Dundee City Council is the first local authority in the country to sign up to the arrangement, which will go towards the creation and expansion of a programme which works with families where a child might be taken into care, wherever safely possible.

The development will help identify problems with at-risk families, working with them, the child’s school and support network to prevent a young person having to be taken into care.

Six primary schools in the Lochee area – Ancrum Road, Camperdown, St Ninian’s, St Mary’s, St Clement’s and Tayview – will be involved in the scheme, which if successful will be rolled out across the city in the near future.

The foundation is critical of “top down” services and said the new system would remodel how programmes helping vulnerable families is delivered.

Sir Tom Hunter, the foundation’s founder, said: “We need to switch from treatment of a problem to preventing it in the first place. The human and economic cost of a young person entering the care system is often very poor.

“We spend a lot and it shows we have a heart but the outcome for too many kids is just not good enough.

“So we will work with enlightened local authorities and charities that recognise we need to build the solution up from the young person, the family and the community, understanding top down services are simply inefficient and often don’t work – remodelling delivery as we go.

“The ambition is to prove a model that not only saves money and lives but can be taken to scale in the hope enlightened self-interest from local authorities – given a young person in residential care costs more than £2,000 per week and the savings made in a child’s lifetime may be in excess of £400,000 – will empower them to adopt a new model of support for young people and their families.”

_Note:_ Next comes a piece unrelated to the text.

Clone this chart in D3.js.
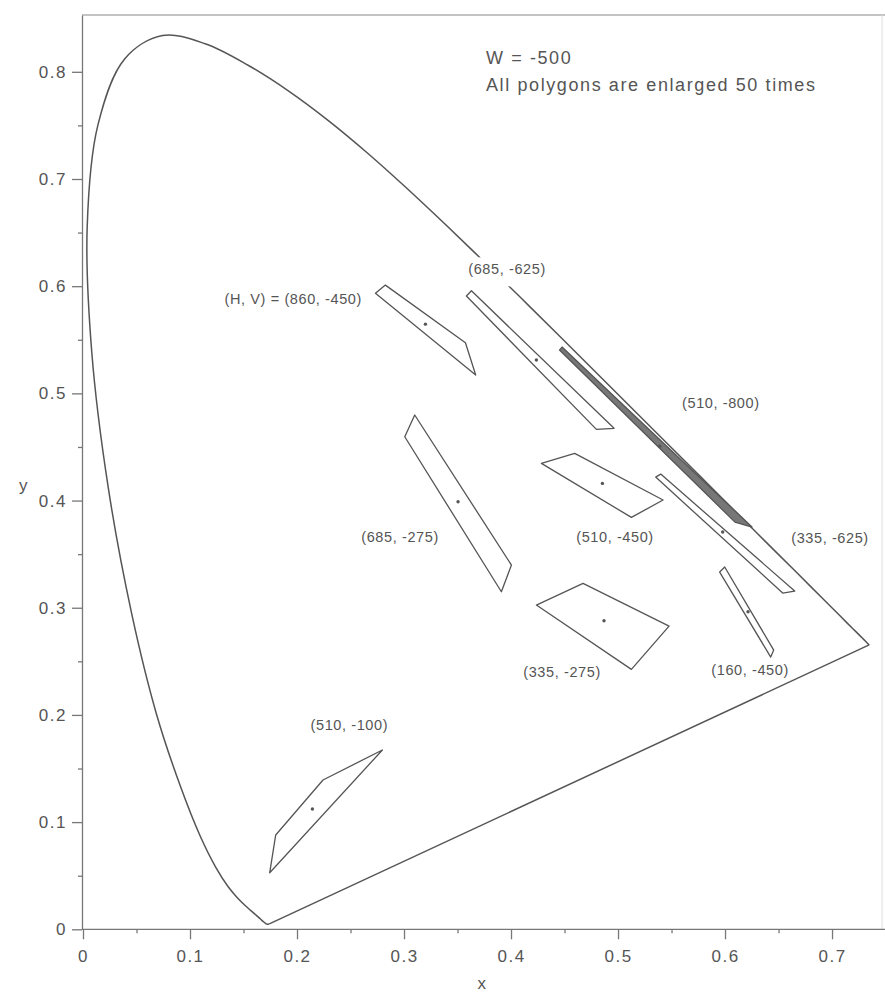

The council’s children and families committee convener Councillor Gregor Murray said: “This is an exciting and innovative development that will build on our work around the approach of Getting it Right for Every Child.

Councillor Gregor Murray

“I would like to thank the Hunter Foundation and BBC Children in Need for their confidence in working with the council and other partners.

“This new project will see an active engagement with the community to help improve the lives of vulnerable children and their families.

“I hope that as many people as possible can feel the benefits of these new approaches by the council and our partners and I look forward to hearing how it progresses.”